Maybe, not to flatter myself, but maybe at a minimum, I'd also remind Mr. McWilliams of an era of his own life that he'd prefer not to revisit for whatever reasons. Maybe we won't end up having a reunion after all. We've rescheduled tentatively for June 8th.

Mr. McWilliams was so happy I was going to a Midwestern university and seeing a bit of the world; he was from Canton, Ohio originally. I recall that because during the first days of my freshman year in Ann Arbor, I went to a then-popular soda fountain/lunch place/candy store called Drakes and found that some of the candy-by-the-pound was from Canton, Ohio. That's all I [will ever?] know about Mr. McWilliams' early life. So far, he and I have stayed alive for many purposes, and only this week have they begun overlapping again. Even if we do not cross paths further, both of us have served our purpose to each other, I think. We did so back in 1979-83.
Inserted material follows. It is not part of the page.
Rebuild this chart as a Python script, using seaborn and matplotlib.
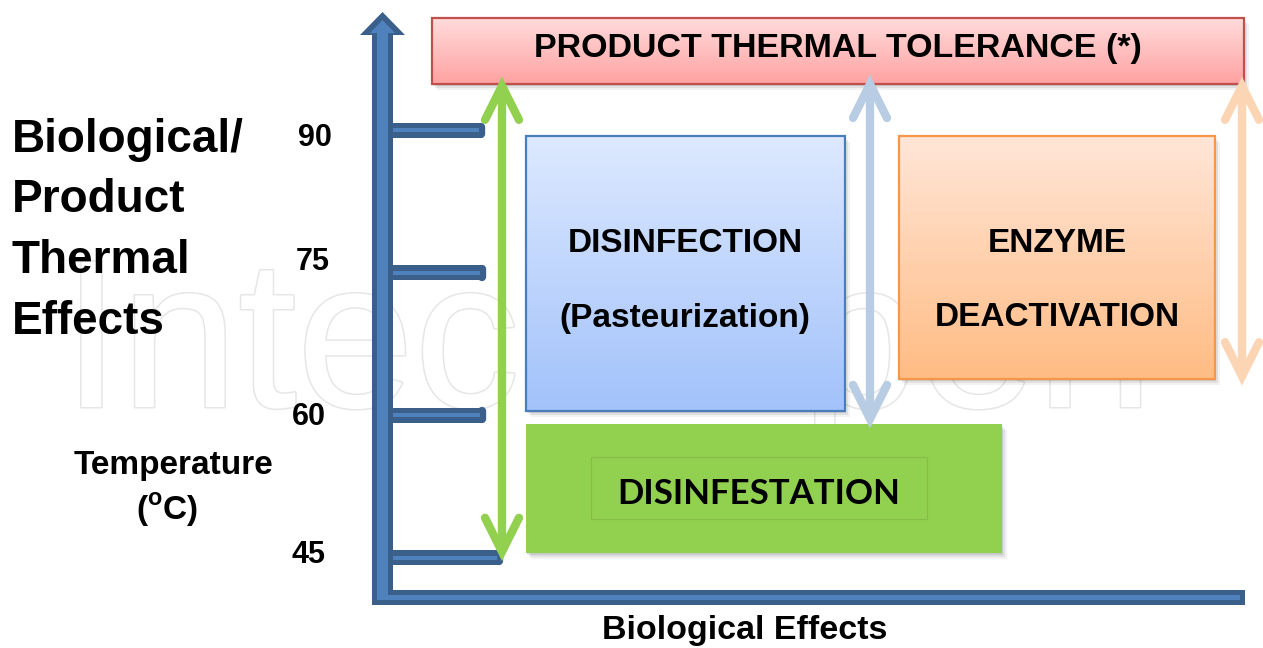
import numpy as np
import matplotlib
matplotlib.use("Agg")
import matplotlib.pyplot as plt
import seaborn as sns
from matplotlib.patches import Rectangle, Polygon, FancyBboxPatch
import matplotlib.patheffects as pe
from matplotlib.colors import LinearSegmentedColormap

# ---------------- data ----------------
tick_temps = [45, 60, 75, 90]
tick_labels = ["45", "60", "75", "90"]
region_names = ["PRODUCT THERMAL TOLERANCE (*)", "DISINFECTION", "ENZYME", "DISINFESTATION"]
region_sub = ["", "(Pasteurization)", "DEACTIVATION", ""]
region_low = [94.9, 60.4, 63.8, 45.5]     # deg C
region_high = [101.9, 89.4, 89.4, 59.1]   # deg C
arrow_low = [45.6, 59.6, 64.1]
arrow_high = [94.7, 94.9, 94.7]

# ---------------- style ----------------
sns.set_theme(style="white")
plt.rcParams['font.family'] = ['Liberation Sans', 'DejaVu Sans']
plt.rcParams['text.color'] = 'black'
plt.rcParams['mathtext.fontset'] = 'custom'
plt.rcParams['mathtext.rm'] = 'Liberation Sans:bold'
plt.rcParams['mathtext.bf'] = 'Liberation Sans:bold'

W, H = 1263, 648
PX = 9.49            # pixels per degree
Y45 = 557.5          # pixel row of 45 C
def T(py):
    return 45 + (Y45 - py) / PX
def dT(px):
    return px / PX

fig = plt.figure(figsize=(W / 100, H / 100), dpi=100)
ax = fig.add_axes([0, 0, 1, 1])
ax.set_axis_off()

DARK = "#3a5f8b"
LIGHT = "#4f81bd"
TXT = dict(color="black", fontweight="bold", family=["Liberation Sans", "DejaVu Sans"], zorder=5)

# watermark
ax.text(62, T(407), "IntechOpen", fontsize=152, color="white", ha="left",
        va="baseline", zorder=0,
        path_effects=[pe.Stroke(linewidth=2.2, foreground="#e6e6e6"), pe.Normal()])

# ---------------- axes arrows ----------------
outer = [(372, T(605)), (372, T(35)), (360, T(35)), (382.5, T(12)), (405, T(35)),
         (393, T(35)), (393, T(605))]
inner = [(377, T(600)), (377, T(33)), (370, T(33)), (382.5, T(20)), (395, T(33)),
         (388, T(33)), (388, T(600))]
ax.add_patch(Polygon(outer, closed=True, fc=DARK, ec="none", zorder=3))
ax.add_patch(Polygon(inner, closed=True, fc=LIGHT, ec="none", zorder=3.1))
ax.add_patch(Rectangle((372, T(605)), 1245 - 372, dT(15), fc=DARK, ec="none", zorder=3))
ax.add_patch(Rectangle((378, T(600)), 1240 - 378, dT(5), fc=LIGHT, ec="none", zorder=3.1))

tick_end = [503, 486, 486, 485]
for t, xe in zip(tick_temps, tick_end):
    ax.add_patch(Rectangle((392, t - dT(7.5)), xe - 392 - 4, dT(15), fc=DARK, ec="none", zorder=3))
    ax.plot([xe - 4, xe - 4], [t - dT(3.7), t + dT(3.7)], color=DARK, lw=6,
            solid_capstyle="round", zorder=3)
    ax.add_patch(Rectangle((393, t - dT(2)), xe - 393 - 6, dT(4), fc=LIGHT, ec="none", zorder=3.1))

tick_lx = [309, 309, 313, 315]
tick_ly = [555, 417, 262, 138]
for lab, lx, ly in zip(tick_labels, tick_lx, tick_ly):
    ax.text(lx, T(ly), lab, fontsize=22, ha="center", va="center", **TXT)

# ---------------- boxes ----------------
def shadow(x0, x1, t0, t1):
    for k, a in zip([6, 4, 2], [0.05, 0.07, 0.10]):
        ax.add_patch(Rectangle((x0 + k - 1, t0 - dT(k)), x1 - x0, t1 - t0,
                               fc="black", ec="none", alpha=a, zorder=1.5))

def grad_box(x0, x1, t0, t1, top, bottom, edge):
    shadow(x0, x1, t0, t1)
    cmap = LinearSegmentedColormap.from_list("g", [bottom, top])
    grad = np.linspace(0, 1, 256).reshape(-1, 1)
    ax.imshow(grad, extent=[x0, x1, t0, t1], origin="lower", cmap=cmap,
              aspect="auto", zorder=2, interpolation="bilinear")
    ax.add_patch(Rectangle((x0, t0), x1 - x0, t1 - t0, fc="none", ec=edge,
                           lw=1.6, zorder=2.2))

box_x = [(432, 1244), (526, 845), (899, 1215), (526, 1002)]
grad_box(*box_x[0], region_low[0], region_high[0], "#ffdcdc", "#ffa2a2", "#c0504d")
grad_box(*box_x[1], region_low[1], region_high[1], "#dde9ff", "#a2c2fa", "#4a7ebb")
grad_box(*box_x[2], region_low[2], region_high[2], "#ffe6d8", "#ffbc84", "#f79646")
# disinfestation (flat)
x0, x1 = box_x[3]
shadow(x0, x1, region_low[3], region_high[3])
ax.add_patch(Rectangle((x0, region_low[3]), x1 - x0, region_high[3] - region_low[3],
                       fc="#92d050", ec="none", zorder=2))
ax.add_patch(Rectangle((591, T(519)), 927 - 591, dT(62), fc="none", ec="#84bd4a",
                       lw=0.8, zorder=2.2))

# texts in boxes
ax.text(838, T(48), region_names[0], fontsize=24.5, ha="center", va="center", **TXT)
ax.text(685, T(243), region_names[1], fontsize=24, ha="center", va="center", **TXT)
ax.text(685, T(318), region_sub[1], fontsize=24, ha="center", va="center", **TXT)
ax.text(1057, T(243), region_names[2], fontsize=24, ha="center", va="center", **TXT)
ax.text(1057, T(318), region_sub[2], fontsize=24, ha="center", va="center", **TXT)
ax.text(759, T(494), region_names[3], fontsize=25, ha="center", va="center",
        color="black", fontweight="bold", zorder=5, family=["Lato", "Open Sans", "DejaVu Sans"])

# ---------------- double arrows ----------------
arrow_x = [502, 870, 1242]
arrow_col = ["#92d050", "#b8cce4", "#fcd5b5"]
LW = 6.0
for xa, lo, hi, c in zip(arrow_x, arrow_low, arrow_high, arrow_col):
    ax.plot([xa, xa], [lo + dT(3), hi - dT(3)], color=c, lw=LW, solid_capstyle="butt", zorder=4)
    ax.plot([xa - 17, xa, xa + 17], [hi - dT(34), hi, hi - dT(34)], color=c, lw=LW,
            solid_capstyle="round", solid_joinstyle="miter", zorder=4)
    ax.plot([xa - 17, xa, xa + 17], [lo + dT(34), lo, lo + dT(34)], color=c, lw=LW,
            solid_capstyle="round", solid_joinstyle="miter", zorder=4)

# ---------------- left labels ----------------
for line, by in zip(["Biological/", "Product", "Thermal", "Effects"], [152, 212, 273, 334]):
    ax.text(12, T(by), line, fontsize=33, ha="left", va="baseline", **TXT)
ax.text(174, T(465), "Temperature", fontsize=24, ha="center", va="center", **TXT)
ax.text(167, T(510), r"($^{\mathrm{o}}$C)", fontsize=24, ha="center", va="center", **TXT)
ax.text(745, T(631), "Biological Effects", fontsize=24.5, ha="center", va="center", **TXT)

ax.set_xlim(0, W)
ax.set_ylim(T(H), T(0))
fig.savefig("out.png", dpi=100, facecolor="white")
What I'd Want Mr. McWilliams to Know If and When We Met

  1. In 1983, I was the anonymous sender of the Valentine's carnation that read, "You are loved. -- Rex Humbard" [the name of a Televangelist that was popular then], though I think he already knew
  2. Somehow, the literature he chose for us to read and study and how we discussed it with him in class made me a more sensitive, better person, permanently
  3. Learning from him made me feel confident that I had creativity to share as a gift with the world and I am grateful for the confidence he helped me build
  4. Flannery O'Connor became among my favorite writers and was included among the authors in my undergraduate thesis, and he first introduced me to her
  5. I loved his sense of humor and ended up with a funny spouse, who is Irish like him
  6. I struggled mightily with accepting my sexual orientation, but the works he chose for us to read and see helped me, since a number of them dealt with gay, if not lesbian, themes
  7. I'm fundamentally using my creativity in my work
  8. Although I'm not a professional writer, I do blog and write routinely, as I feel compelled to
  9. His gruffness never fooled me. I knew he loved me and nearly all of his students
  10. I hope he lives for many more years, with good health.

5 comments:

Amy Neufeld said...

I can't imagine any teacher wouldn't love to hear of such a huge impact he had on one of his former students!

Sarah Siegel said...

Thanks Amy. I'm sure I'll blog again if/when my meeting w/Mr. McWilliams happens.

Anonymous said...

Sarah,

Please contact me. I'm Caryn Lesnoy's father. Email address is herb_lesnoy@yahoo.com.

Sarah Siegel said...

Hi Mr. Lesnoy. I still miss Caryn. Writing to you now.

Mindy said...

Dear Sarah,
Hi, I would like to contact you privately. What would be the best way to get in touch?